While the present invention has been particularly shown and described with reference to the preferred mode as illustrated in the drawings, it will be understood by one skilled in the art that various changes in detail may be effected therein without departing from the spirit and scope of the invention as defined by the claims.
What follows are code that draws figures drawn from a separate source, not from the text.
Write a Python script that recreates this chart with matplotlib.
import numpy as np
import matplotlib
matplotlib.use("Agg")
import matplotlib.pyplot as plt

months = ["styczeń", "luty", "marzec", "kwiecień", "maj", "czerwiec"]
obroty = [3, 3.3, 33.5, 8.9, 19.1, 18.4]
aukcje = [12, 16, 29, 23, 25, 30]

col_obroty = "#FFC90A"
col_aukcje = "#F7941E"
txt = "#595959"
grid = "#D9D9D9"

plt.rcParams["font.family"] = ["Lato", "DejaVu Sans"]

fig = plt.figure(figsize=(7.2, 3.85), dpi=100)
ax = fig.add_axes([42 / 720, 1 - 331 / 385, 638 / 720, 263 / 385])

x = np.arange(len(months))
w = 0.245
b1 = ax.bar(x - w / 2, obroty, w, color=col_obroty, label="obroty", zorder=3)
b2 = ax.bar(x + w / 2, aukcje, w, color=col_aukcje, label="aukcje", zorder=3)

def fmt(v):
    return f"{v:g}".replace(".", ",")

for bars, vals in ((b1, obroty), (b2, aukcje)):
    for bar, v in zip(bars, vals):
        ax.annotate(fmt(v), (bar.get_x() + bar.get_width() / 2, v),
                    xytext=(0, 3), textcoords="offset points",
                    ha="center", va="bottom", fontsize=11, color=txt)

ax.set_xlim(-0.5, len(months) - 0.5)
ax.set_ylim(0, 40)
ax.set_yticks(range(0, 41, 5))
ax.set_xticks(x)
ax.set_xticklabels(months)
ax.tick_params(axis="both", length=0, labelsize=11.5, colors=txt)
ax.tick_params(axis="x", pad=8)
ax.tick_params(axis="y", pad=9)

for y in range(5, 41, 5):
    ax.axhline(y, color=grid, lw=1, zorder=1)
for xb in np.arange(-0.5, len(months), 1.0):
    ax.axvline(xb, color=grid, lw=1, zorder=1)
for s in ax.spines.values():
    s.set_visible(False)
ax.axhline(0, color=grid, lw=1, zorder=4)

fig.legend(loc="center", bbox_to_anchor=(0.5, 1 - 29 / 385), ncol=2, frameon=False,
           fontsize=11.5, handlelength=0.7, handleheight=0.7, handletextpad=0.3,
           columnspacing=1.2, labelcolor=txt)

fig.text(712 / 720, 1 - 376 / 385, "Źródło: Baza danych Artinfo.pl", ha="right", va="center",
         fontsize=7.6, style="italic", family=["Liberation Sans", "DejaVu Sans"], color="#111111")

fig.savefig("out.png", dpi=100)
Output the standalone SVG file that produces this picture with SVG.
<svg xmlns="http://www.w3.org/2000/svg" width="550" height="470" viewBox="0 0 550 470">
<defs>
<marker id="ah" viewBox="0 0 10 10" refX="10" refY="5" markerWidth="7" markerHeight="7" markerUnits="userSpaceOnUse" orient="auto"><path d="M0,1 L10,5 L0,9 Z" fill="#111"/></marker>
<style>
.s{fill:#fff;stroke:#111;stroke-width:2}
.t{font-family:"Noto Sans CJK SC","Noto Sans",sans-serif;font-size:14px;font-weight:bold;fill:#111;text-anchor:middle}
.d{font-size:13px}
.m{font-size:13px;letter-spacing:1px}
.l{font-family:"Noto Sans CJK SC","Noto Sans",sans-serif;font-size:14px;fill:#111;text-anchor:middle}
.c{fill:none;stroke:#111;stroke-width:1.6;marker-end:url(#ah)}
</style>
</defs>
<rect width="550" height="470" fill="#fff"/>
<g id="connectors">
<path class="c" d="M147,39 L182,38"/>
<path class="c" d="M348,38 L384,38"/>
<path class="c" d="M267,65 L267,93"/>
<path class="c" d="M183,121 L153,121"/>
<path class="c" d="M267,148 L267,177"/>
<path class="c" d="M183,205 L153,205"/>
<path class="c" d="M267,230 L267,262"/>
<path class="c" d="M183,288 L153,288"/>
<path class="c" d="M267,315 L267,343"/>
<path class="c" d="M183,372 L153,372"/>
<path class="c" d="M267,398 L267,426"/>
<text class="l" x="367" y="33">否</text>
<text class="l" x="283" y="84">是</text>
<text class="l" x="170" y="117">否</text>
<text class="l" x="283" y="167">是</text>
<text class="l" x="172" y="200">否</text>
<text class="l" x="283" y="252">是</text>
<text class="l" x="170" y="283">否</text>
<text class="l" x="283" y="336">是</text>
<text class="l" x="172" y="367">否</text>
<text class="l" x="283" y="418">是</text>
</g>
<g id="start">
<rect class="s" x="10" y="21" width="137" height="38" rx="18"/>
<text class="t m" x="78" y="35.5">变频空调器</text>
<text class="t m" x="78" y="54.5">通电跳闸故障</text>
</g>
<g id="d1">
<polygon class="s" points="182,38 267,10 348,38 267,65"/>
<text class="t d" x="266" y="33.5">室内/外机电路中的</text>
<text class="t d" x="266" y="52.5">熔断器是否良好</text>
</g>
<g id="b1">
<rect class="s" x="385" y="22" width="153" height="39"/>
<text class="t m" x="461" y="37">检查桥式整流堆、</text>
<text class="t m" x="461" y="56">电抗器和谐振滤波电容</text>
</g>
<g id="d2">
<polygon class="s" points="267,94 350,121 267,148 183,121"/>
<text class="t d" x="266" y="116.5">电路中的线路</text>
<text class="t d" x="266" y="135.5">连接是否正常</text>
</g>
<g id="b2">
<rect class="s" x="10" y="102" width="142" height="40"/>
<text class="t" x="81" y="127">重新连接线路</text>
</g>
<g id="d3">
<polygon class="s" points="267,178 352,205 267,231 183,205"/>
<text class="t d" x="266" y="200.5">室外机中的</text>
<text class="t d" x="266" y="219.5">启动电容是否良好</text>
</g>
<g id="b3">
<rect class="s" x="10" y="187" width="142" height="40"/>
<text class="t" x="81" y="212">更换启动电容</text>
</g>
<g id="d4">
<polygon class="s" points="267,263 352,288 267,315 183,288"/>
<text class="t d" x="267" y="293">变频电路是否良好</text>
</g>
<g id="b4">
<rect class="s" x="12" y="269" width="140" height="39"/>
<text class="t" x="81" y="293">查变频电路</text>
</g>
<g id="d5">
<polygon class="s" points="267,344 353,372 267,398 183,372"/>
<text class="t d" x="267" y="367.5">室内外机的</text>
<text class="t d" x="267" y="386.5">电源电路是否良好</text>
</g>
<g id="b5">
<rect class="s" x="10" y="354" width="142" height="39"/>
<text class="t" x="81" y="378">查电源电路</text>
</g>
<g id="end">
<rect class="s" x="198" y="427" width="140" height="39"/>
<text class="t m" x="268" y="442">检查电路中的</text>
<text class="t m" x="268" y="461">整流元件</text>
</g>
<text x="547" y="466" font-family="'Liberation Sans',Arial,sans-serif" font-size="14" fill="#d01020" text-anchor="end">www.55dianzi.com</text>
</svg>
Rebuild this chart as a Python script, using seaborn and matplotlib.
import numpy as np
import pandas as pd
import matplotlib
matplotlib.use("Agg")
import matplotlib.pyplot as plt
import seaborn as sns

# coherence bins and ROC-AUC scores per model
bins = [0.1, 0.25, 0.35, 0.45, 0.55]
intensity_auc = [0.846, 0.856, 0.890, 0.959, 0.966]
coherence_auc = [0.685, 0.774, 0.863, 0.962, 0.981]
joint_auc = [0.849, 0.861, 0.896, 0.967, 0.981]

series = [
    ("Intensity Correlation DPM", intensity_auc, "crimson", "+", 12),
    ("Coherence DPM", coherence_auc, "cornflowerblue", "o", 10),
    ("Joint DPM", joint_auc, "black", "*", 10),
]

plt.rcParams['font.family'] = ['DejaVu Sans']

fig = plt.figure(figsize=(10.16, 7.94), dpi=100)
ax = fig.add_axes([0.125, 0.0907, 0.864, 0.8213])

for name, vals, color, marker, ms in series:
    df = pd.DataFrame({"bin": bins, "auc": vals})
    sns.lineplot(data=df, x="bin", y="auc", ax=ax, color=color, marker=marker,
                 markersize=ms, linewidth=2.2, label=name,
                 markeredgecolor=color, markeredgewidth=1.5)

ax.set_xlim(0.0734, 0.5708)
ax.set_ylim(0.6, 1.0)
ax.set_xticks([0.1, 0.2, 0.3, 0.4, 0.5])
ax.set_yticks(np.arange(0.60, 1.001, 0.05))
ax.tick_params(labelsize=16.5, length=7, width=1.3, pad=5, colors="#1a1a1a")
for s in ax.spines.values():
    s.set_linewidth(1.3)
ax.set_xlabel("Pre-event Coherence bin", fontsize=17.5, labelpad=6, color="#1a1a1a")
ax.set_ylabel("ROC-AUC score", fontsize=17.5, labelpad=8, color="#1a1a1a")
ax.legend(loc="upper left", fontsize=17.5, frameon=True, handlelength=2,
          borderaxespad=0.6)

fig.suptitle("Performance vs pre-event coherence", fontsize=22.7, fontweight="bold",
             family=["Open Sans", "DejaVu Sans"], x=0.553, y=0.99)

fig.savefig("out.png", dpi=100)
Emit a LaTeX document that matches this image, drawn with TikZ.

For example and in lieu of using a worm gear, planetary or other gearing can be utilized in place of the adjusting nut in order to provide adjustment capability.

Claims

1. In combination, an adjustment mechanism for use in a chipper apparatus, said chipper apparatus including a rotary disc having a plurality of cutting blades and a disc shaft supporting said disc and a stationary bedknife wherein said adjustment mechanism adjusts the relative clearance between said cutting blades and said bedknife, said adjustment mechanism comprising:

an axially displaceable shaft;

at least one gear disposed in relation to said axially displaceable shaft; and

an engagement member disposed in relation to said at least one gear to effect rotation thereof so as to produce axial movement of said axially displaceable shaft wherein the output of said axially displaceable shaft is connected to an axially movable cartridge, said disc shaft being connected to said cartridge to produce corresponding movement of said rotary disc.

2. The combination as recited in claim 1, wherein said at least one gear includes a worm gear disposed in relation to said axially displaceable shaft and in which said engagement member includes a worm drive for actively engaging said worm gear.

3. The combination as recited in claim 2, wherein said engagement member includes a rotational crank member, said crank member including said worm drive.

4. The combination as recited in claim 2, wherein said crank member includes an exterior handle.

5. The combination as recited in claim 4, wherein said crank member can be placed on opposite sides of said adjustment mechanism.

6. The combination as recited in claim 2, wherein said worm drive is connected to a motor.

7. The combination as recited in claim 1, including a cartridge movably disposed between said axially displaceable shaft and said center shaft of said cutting disc.

8. The combination as recited in claim 1, wherein said at least one gear produces reduction such that gross movements of said engagement member produce fine displacements of said axially displaceable shaft and said cutting disc.

9. The combination as recited in claim 8, wherein said adjustment mechanism is contained within a housing, said housing including a base that is attachable to a chipper apparatus.

10. A chipper apparatus comprising:

a chipper disc having a series of cutting blades, said chipper disc having a center shaft attached to said chipper disc;

a stationary knife disposed in relation to said cutting blades of said chipper disc; and

an adjustment apparatus for adjusting the position of the chipper disc relative to the stationary knife, said adjustment apparatus including an axially displaceable shaft attached to the center shaft of said chipper disc, at least one gear disposed onto said axially displaceable adjusting shaft, and an engagement member for engaging said at least one gear to effect rotation of said axially displaceable shaft and subsequent axial movement of said chipper disc relative to said stationary knife.

11. A chipper apparatus as recited in claim 10, wherein said adjustment apparatus is removably attached to said apparatus.

12. A chipper apparatus as recited in claim 10, wherein said at least one gear includes a worm gear disposed in relation to said axially displaceable shaft and in which said engagement member includes a worm drive for actively engaging said worm gear.

13. A chipper apparatus as recited in claim 12, wherein said engagement member includes a crank member having said worm drive.

14. A chipper apparatus as recited in claim 13, wherein said crank member includes an exterior handle.

15. A chipper apparatus as recited in claim 14, wherein said exterior handle of said crank member can be placed on either of opposing lateral sides of said mechanism.

16. A chipper apparatus as recited in claim 12, wherein said worm drive is connected to a motor.

17. A chipper apparatus as recited in claim 10 wherein the center shaft of said cutting disc is attached to and retained by a movable cartridge assembly, said axially displaceable shaft also being attached to said movable cartridge assembly.

18. A chipper apparatus as recited in claim 17, wherein said axially displaceable shaft is keyed to a sleeve that is attached to said movable cartridge assembly and to said at least one gear such that rotation of said gear by said engagement member causes rotation of said sleeve and axially displaceable shaft and subsequent movement of said cartridge assembly and retained disc shaft.

19. A chipper apparatus as recited in claim 18, including a locking nut disposed on an extending end of said axially displaceable shaft opposite said cartridge assembly, said clamping nut being engaged with said a face surface of said at least one gear.